From the very first line of the data to the line containing "(east) at (802,996)", retype everything exactly, leaving the pictures behind.

************

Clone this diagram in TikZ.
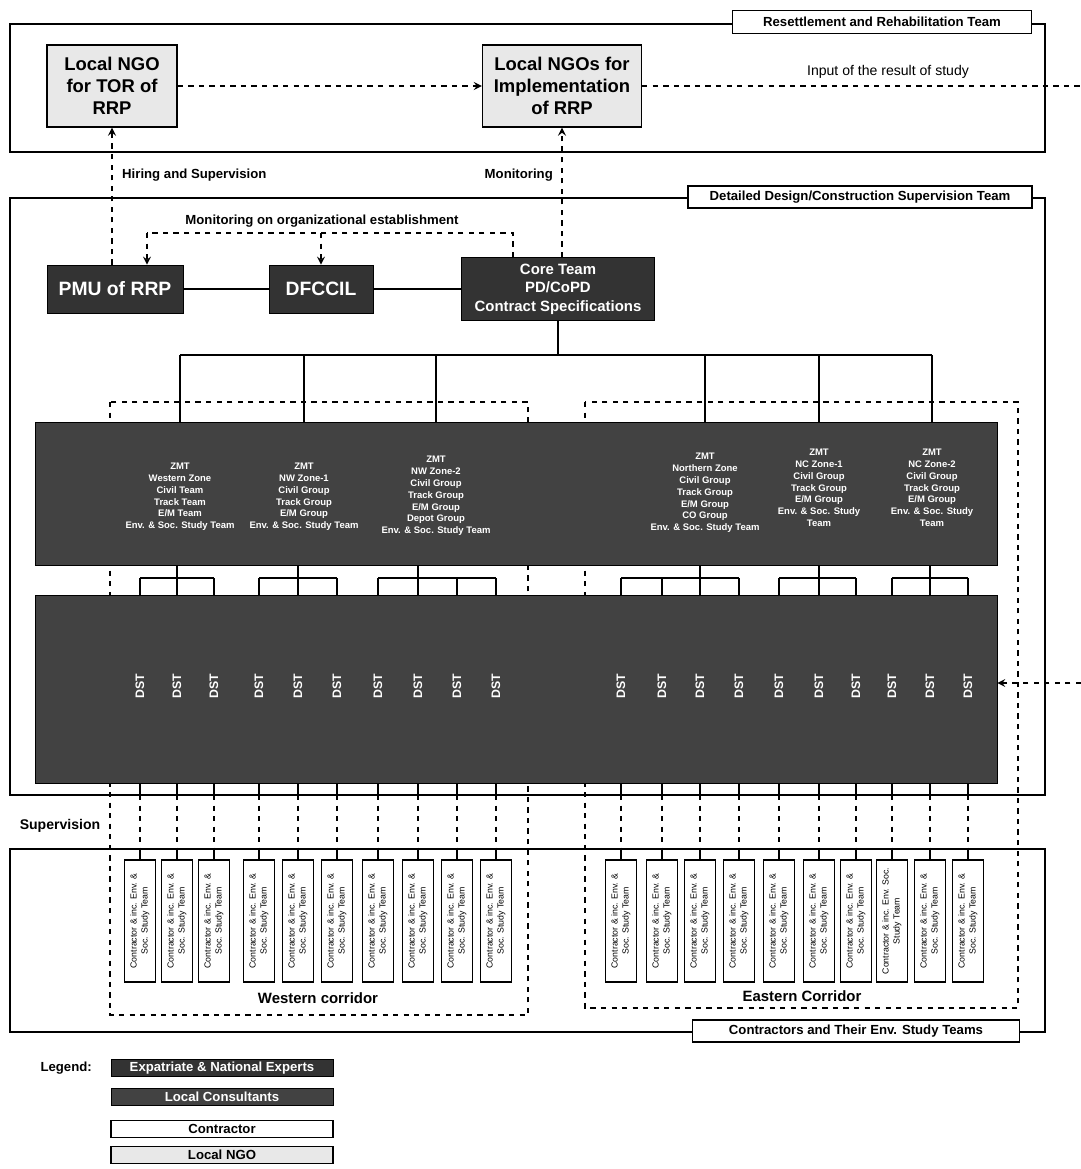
\documentclass[tikz,border=0pt]{standalone}
\usepackage{fontspec}
\setmainfont{Liberation Sans}
\usepackage{tikz}
\usetikzlibrary{calc}

\definecolor{expert}{gray}{0.2}
\definecolor{consult}{gray}{0.26}
\definecolor{ngofill}{gray}{0.91}

\newcommand{\fsz}[2]{\fontsize{#1}{#2}\selectfont}
\newcommand{\ctrA}{\begin{tabular}{@{}c@{}}Contractor \& inc. Env. \&\\Soc. Study Team\end{tabular}}
\newcommand{\ctrB}{\begin{tabular}{@{}c@{}}Contractor \& inc. Env. Soc.\\Study Team\end{tabular}}

\tikzset{
  teamframe/.style={draw, line width=1.2},
  tag/.style={draw, fill=white, line width=0.8, inner sep=0, font=\bfseries\fsz{7.5}{9}},
  ngo/.style={draw, fill=ngofill, line width=0.8, inner sep=0, align=center, font=\bfseries\fsz{10.5}{12.5}},
  expbox/.style={draw, fill=expert, text=white, inner sep=0, align=center},
  consbox/.style={draw, fill=consult, text=white, inner sep=0, align=center},
  zmt/.style={text=white, align=center, font=\bfseries\fsz{5.4}{6.7}},
  dst/.style={text=white, rotate=90, font=\bfseries\fsz{7}{8}},
  ctr/.style={draw, fill=white, line width=0.8, inner sep=0, minimum width=0.62cm, minimum height=2.44cm, font=\fsz{5}{6.2}},
  link/.style={line width=1.1},
  supline/.style={dashed, line width=1},
  lbl/.style={font=\bfseries\fsz{7.5}{9}},
  corr/.style={font=\bfseries\fsz{8.5}{10}},
}

\begin{document}
\begin{tikzpicture}[x=0.02cm, y=-0.02cm]
  \useasboundingbox (0,0) rectangle (1081,1169);

  % team frames
  \draw[teamframe] (10,24) rectangle (1045,152);
  \draw[teamframe] (10,198) rectangle (1045,795);
  \draw[teamframe] (10,849) rectangle (1045,1032);

  % corridors
  \draw[supline] (110,402) rectangle (528,1015);
  \draw[supline] (585,402) rectangle (1018,1008);
  \node[corr] (west) at (318,998) {Western corridor};
  \node[corr] (east) at (802,996) {Eastern Corridor};

  \node[tag, minimum width=5.98cm, minimum height=0.46cm] (rrt) at (882,22) {Resettlement and Rehabilitation Team};
  \node[tag, minimum width=6.88cm, minimum height=0.44cm] (ddt) at (860,197) {Detailed Design/Construction Supervision Team};
  \node[tag, minimum width=6.54cm, minimum height=0.44cm] (ctt) at (856,1031) {Contractors and Their Env. Study Teams};

  % local NGOs
  \node[ngo, minimum width=2.6cm, minimum height=1.64cm] (ngo1) at (112,86) {Local NGO\\for TOR of\\RRP};
  \node[ngo, minimum width=3.18cm, minimum height=1.64cm] (ngo2) at (562,86) {Local NGOs for\\Implementation\\of RRP};
  \draw[supline, ->, >=stealth] (ngo1) -- (ngo2);
  \coordinate (inR) at (1081,86);
  \draw[supline] (ngo2) -- (inR);
  \node[font=\fsz{8}{9}] (inlbl) at (888,72) {Input of the result of study};

  % client side
  \node[expbox, minimum width=2.72cm, minimum height=0.96cm, font=\bfseries\fsz{11}{13}] (pmu) at (115,289) {PMU of RRP};
  \node[expbox, minimum width=2.08cm, minimum height=0.96cm, font=\bfseries\fsz{11}{13}] (dfccil) at (321,289) {DFCCIL};
  \node[expbox, minimum width=3.86cm, minimum height=1.26cm, font=\bfseries\fsz{8.5}{10.6}] (core) at (558,289) {Core Team\\PD/CoPD\\Contract Specifications};
  \draw[link] (pmu) -- (dfccil);
  \draw[link] (dfccil) -- (core);

  \draw[supline, ->, >=stealth] (pmu.north -| ngo1.south) -- (ngo1.south);
  \node[lbl, anchor=west] (hirelbl) at (116,175) {Hiring and Supervision};
  \draw[supline, ->, >=stealth] (core.north -| ngo2.south) -- (ngo2.south);
  \node[lbl, anchor=east] (monlbl) at (559,175) {Monitoring};

  \coordinate (orgR) at (513,233);
  \coordinate (orgL) at (147,233);
  \draw[supline] (core.north -| orgR) -- (orgR) -- (orgL);
  \draw[supline, ->, >=stealth] (orgL) -- (orgL |- pmu.north);
  \draw[supline, ->, >=stealth] (dfccil.north |- orgL) -- (dfccil.north);
  \node[lbl] (orglbl) at (322,221) {Monitoring on organizational establishment};

  % zone teams
  \node[consbox, minimum width=19.24cm, minimum height=2.86cm] (zmtbox) at (516,493.5) {};
  \node[zmt] (z1) at (180,497) {ZMT\\Western Zone\\Civil Team\\Track Team\\E/M Team\\Env. \& Soc. Study Team};
  \node[zmt] (z2) at (304,497) {ZMT\\NW Zone-1\\Civil Group\\Track Group\\E/M Group\\Env. \& Soc. Study Team};
  \node[zmt] (z3) at (436,496) {ZMT\\NW Zone-2\\Civil Group\\Track Group\\E/M Group\\Depot Group\\Env. \& Soc. Study Team};
  \node[zmt] (z4) at (705,493) {ZMT\\Northern Zone\\Civil Group\\Track Group\\E/M Group\\CO Group\\Env. \& Soc. Study Team};
  \node[zmt] (z5) at (819,488) {ZMT\\NC Zone-1\\Civil Group\\Track Group\\E/M Group\\Env. \& Soc. Study\\Team};
  \node[zmt] (z6) at (932,488) {ZMT\\NC Zone-2\\Civil Group\\Track Group\\E/M Group\\Env. \& Soc. Study\\Team};

  \coordinate (bus) at (558,355);
  \draw[link] (core.south) -- (bus);
  \draw[link] (z1 |- bus) -- (z6 |- bus);
  \foreach \z in {z1,z2,z3,z4,z5,z6}
    \draw[link] (\z |- bus) -- (\z |- zmtbox.north);

  % design supervision teams
  \node[consbox, minimum width=19.24cm, minimum height=3.76cm] (dstbox) at (516,689) {};
  \foreach \x [count=\i] in {140,177,214,259,298,337,378,418,457,496,621,662,700,739,779,819,856,892,930,968}
    \node[dst] (d\i) at (\x,686) {DST};

  \coordinate (brk) at (0,578);
  \foreach \i in {1,...,20}
    \draw[link] (d\i |- brk) -- (d\i |- dstbox.north);
  \foreach \a/\b in {1/3,4/6,7/10,11/14,15/17,18/20}
    \draw[link] (d\a |- brk) -- (d\b |- brk);
  \foreach \s in {2,5,8,13,16,19}
    \draw[link] (d\s |- zmtbox.south) -- (d\s |- brk);

  \coordinate (dstR) at (1081,683);
  \draw[supline, ->, >=stealth] (dstR) -- (dstbox.east |- dstR);

  % contractors
  \foreach \x [count=\i] in {140,177,214,259,298,337,378,418,457,496,621,662,700,739,779,819,856,892,930,968} {
    \ifnum\i=18 \def\ctrtxt{\ctrB}\else\def\ctrtxt{\ctrA}\fi
    \node[ctr] (c\i) at (\x,921) {\rotatebox{90}{\ctrtxt}};
  }

  \coordinate (ddB) at (0,795);
  \coordinate (ctT) at (0,849);
  \foreach \i in {1,...,20} {
    \draw[link] (d\i |- dstbox.south) -- (d\i |- ddB);
    \draw[supline] (d\i |- ddB) -- (d\i |- ctT);
    \draw[link] (d\i |- ctT) -- (c\i.north);
  }
  \node[font=\bfseries\fsz{8}{9}] (suplbl) at (60,826) {Supervision};

  % legend
  \node[lbl, anchor=east] (leg) at (98,1068) {Legend:};
  \node[expbox, minimum width=4.44cm, minimum height=0.34cm, font=\bfseries\fsz{7.5}{9}] (lg1) at (222,1068) {Expatriate \& National Experts};
  \node[consbox, minimum width=4.44cm, minimum height=0.34cm, font=\bfseries\fsz{7.5}{9}] (lg2) at (222,1097) {Local Consultants};
  \node[tag, minimum width=4.44cm, minimum height=0.34cm] (lg3) at (222,1129) {Contractor};
  \node[ngo, minimum width=4.44cm, minimum height=0.34cm, font=\bfseries\fsz{7.5}{9}] (lg4) at (222,1155) {Local NGO};
\end{tikzpicture}
\end{document}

************

## Task result
Clone this diagram in TikZ.
\documentclass[tikz,border=0pt]{standalone}
\usepackage{fontspec}
\setmainfont{Liberation Sans}
\usepackage{tikz}
\usetikzlibrary{calc}

\definecolor{expert}{gray}{0.2}
\definecolor{consult}{gray}{0.26}
\definecolor{ngofill}{gray}{0.91}

\newcommand{\fsz}[2]{\fontsize{#1}{#2}\selectfont}
\newcommand{\ctrA}{\begin{tabular}{@{}c@{}}Contractor \& inc. Env. \&\\Soc. Study Team\end{tabular}}
\newcommand{\ctrB}{\begin{tabular}{@{}c@{}}Contractor \& inc. Env. Soc.\\Study Team\end{tabular}}

\tikzset{
  teamframe/.style={draw, line width=1.2},
  tag/.style={draw, fill=white, line width=0.8, inner sep=0, font=\bfseries\fsz{7.5}{9}},
  ngo/.style={draw, fill=ngofill, line width=0.8, inner sep=0, align=center, font=\bfseries\fsz{10.5}{12.5}},
  expbox/.style={draw, fill=expert, text=white, inner sep=0, align=center},
  consbox/.style={draw, fill=consult, text=white, inner sep=0, align=center},
  zmt/.style={text=white, align=center, font=\bfseries\fsz{5.4}{6.7}},
  dst/.style={text=white, rotate=90, font=\bfseries\fsz{7}{8}},
  ctr/.style={draw, fill=white, line width=0.8, inner sep=0, minimum width=0.62cm, minimum height=2.44cm, font=\fsz{5}{6.2}},
  link/.style={line width=1.1},
  supline/.style={dashed, line width=1},
  lbl/.style={font=\bfseries\fsz{7.5}{9}},
  corr/.style={font=\bfseries\fsz{8.5}{10}},
}

\begin{document}
\begin{tikzpicture}[x=0.02cm, y=-0.02cm]
  \useasboundingbox (0,0) rectangle (1081,1169);

  % team frames
  \draw[teamframe] (10,24) rectangle (1045,152);
  \draw[teamframe] (10,198) rectangle (1045,795);
  \draw[teamframe] (10,849) rectangle (1045,1032);

  % corridors
  \draw[supline] (110,402) rectangle (528,1015);
  \draw[supline] (585,402) rectangle (1018,1008);
  \node[corr] (west) at (318,998) {Western corridor};
  \node[corr] (east) at (802,996) {Eastern Corridor};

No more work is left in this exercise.